#### DATA FOR THIS EXERCISE ####

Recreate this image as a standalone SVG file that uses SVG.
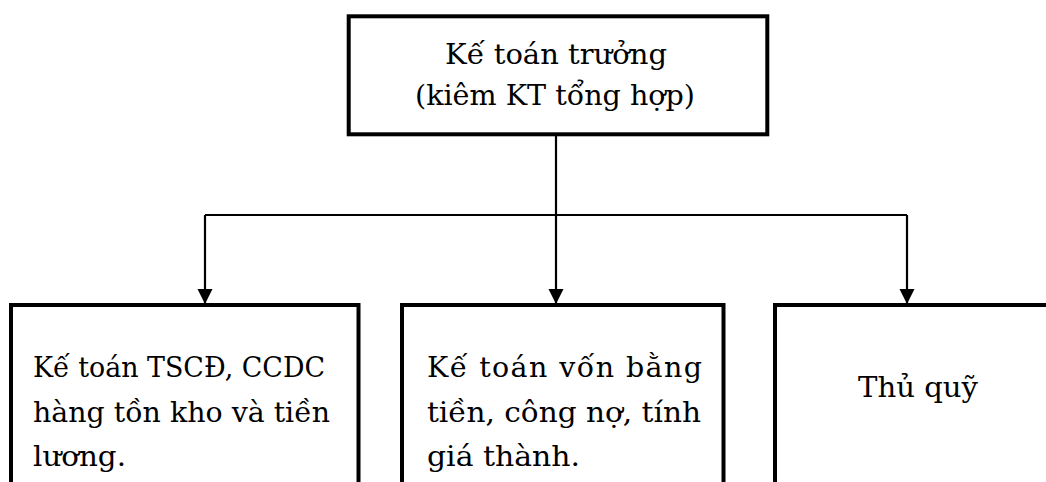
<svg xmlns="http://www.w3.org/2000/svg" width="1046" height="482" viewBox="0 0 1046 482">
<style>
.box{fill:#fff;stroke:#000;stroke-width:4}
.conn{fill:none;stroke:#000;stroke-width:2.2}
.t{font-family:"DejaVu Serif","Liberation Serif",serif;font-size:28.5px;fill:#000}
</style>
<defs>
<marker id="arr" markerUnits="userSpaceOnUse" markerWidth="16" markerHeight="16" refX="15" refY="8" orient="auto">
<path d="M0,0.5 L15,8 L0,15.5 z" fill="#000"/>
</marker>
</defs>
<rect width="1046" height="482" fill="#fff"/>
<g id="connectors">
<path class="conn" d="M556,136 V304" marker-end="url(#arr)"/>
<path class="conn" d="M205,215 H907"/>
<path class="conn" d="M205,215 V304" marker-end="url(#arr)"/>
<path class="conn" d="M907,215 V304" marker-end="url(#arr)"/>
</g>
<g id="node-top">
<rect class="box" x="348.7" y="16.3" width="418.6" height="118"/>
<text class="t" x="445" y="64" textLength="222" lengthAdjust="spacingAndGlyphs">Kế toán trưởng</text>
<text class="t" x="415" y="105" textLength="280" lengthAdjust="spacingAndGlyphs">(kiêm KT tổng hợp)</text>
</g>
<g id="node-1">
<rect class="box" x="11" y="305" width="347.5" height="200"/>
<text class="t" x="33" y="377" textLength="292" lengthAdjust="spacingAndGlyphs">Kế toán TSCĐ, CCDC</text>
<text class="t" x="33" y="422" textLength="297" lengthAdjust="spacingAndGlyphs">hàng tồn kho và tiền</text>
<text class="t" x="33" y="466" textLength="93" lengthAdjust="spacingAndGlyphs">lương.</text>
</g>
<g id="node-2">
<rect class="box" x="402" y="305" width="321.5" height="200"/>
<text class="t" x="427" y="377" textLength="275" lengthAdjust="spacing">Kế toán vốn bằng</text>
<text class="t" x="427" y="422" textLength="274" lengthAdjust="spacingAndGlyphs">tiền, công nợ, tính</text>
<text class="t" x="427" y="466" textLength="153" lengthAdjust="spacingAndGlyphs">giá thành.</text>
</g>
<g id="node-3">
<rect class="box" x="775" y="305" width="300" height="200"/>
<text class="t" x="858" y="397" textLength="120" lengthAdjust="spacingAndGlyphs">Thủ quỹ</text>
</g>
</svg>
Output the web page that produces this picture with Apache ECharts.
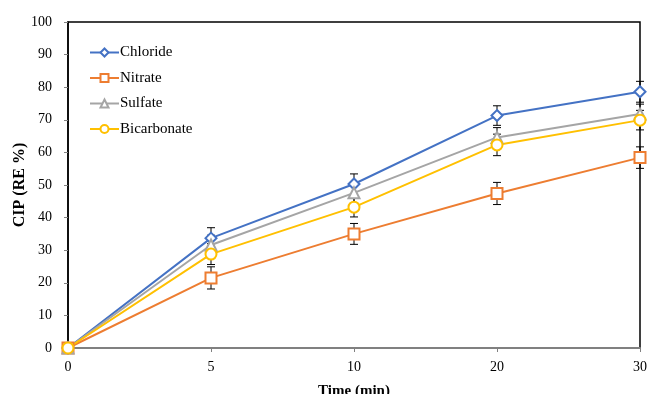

####

Leave the images out, please, and restate each line word for word.

Recreate this image as a standalone SVG file that uses SVG.
<svg xmlns="http://www.w3.org/2000/svg" width="1046" height="482" viewBox="0 0 1046 482">
<style>
.box{fill:#fff;stroke:#000;stroke-width:4}
.conn{fill:none;stroke:#000;stroke-width:2.2}
.t{font-family:"DejaVu Serif","Liberation Serif",serif;font-size:28.5px;fill:#000}
</style>
<defs>
<marker id="arr" markerUnits="userSpaceOnUse" markerWidth="16" markerHeight="16" refX="15" refY="8" orient="auto">
<path d="M0,0.5 L15,8 L0,15.5 z" fill="#000"/>
</marker>
</defs>
<rect width="1046" height="482" fill="#fff"/>
<g id="connectors">
<path class="conn" d="M556,136 V304" marker-end="url(#arr)"/>
<path class="conn" d="M205,215 H907"/>
<path class="conn" d="M205,215 V304" marker-end="url(#arr)"/>
<path class="conn" d="M907,215 V304" marker-end="url(#arr)"/>
</g>
<g id="node-top">
<rect class="box" x="348.7" y="16.3" width="418.6" height="118"/>
<text class="t" x="445" y="64" textLength="222" lengthAdjust="spacingAndGlyphs">Kế toán trưởng</text>
<text class="t" x="415" y="105" textLength="280" lengthAdjust="spacingAndGlyphs">(kiêm KT tổng hợp)</text>
</g>
<g id="node-1">
<rect class="box" x="11" y="305" width="347.5" height="200"/>
<text class="t" x="33" y="377" textLength="292" lengthAdjust="spacingAndGlyphs">Kế toán TSCĐ, CCDC</text>
<text class="t" x="33" y="422" textLength="297" lengthAdjust="spacingAndGlyphs">hàng tồn kho và tiền</text>
<text class="t" x="33" y="466" textLength="93" lengthAdjust="spacingAndGlyphs">lương.</text>
</g>
<g id="node-2">
<rect class="box" x="402" y="305" width="321.5" height="200"/>
<text class="t" x="427" y="377" textLength="275" lengthAdjust="spacing">Kế toán vốn bằng</text>
<text class="t" x="427" y="422" textLength="274" lengthAdjust="spacingAndGlyphs">tiền, công nợ, tính</text>
<text class="t" x="427" y="466" textLength="153" lengthAdjust="spacingAndGlyphs">giá thành.</text>
</g>
<g id="node-3">
<rect class="box" x="775" y="305" width="300" height="200"/>
<text class="t" x="858" y="397" textLength="120" lengthAdjust="spacingAndGlyphs">Thủ quỹ</text>
</g>
</svg>
Output the web page that produces this picture with Apache ECharts.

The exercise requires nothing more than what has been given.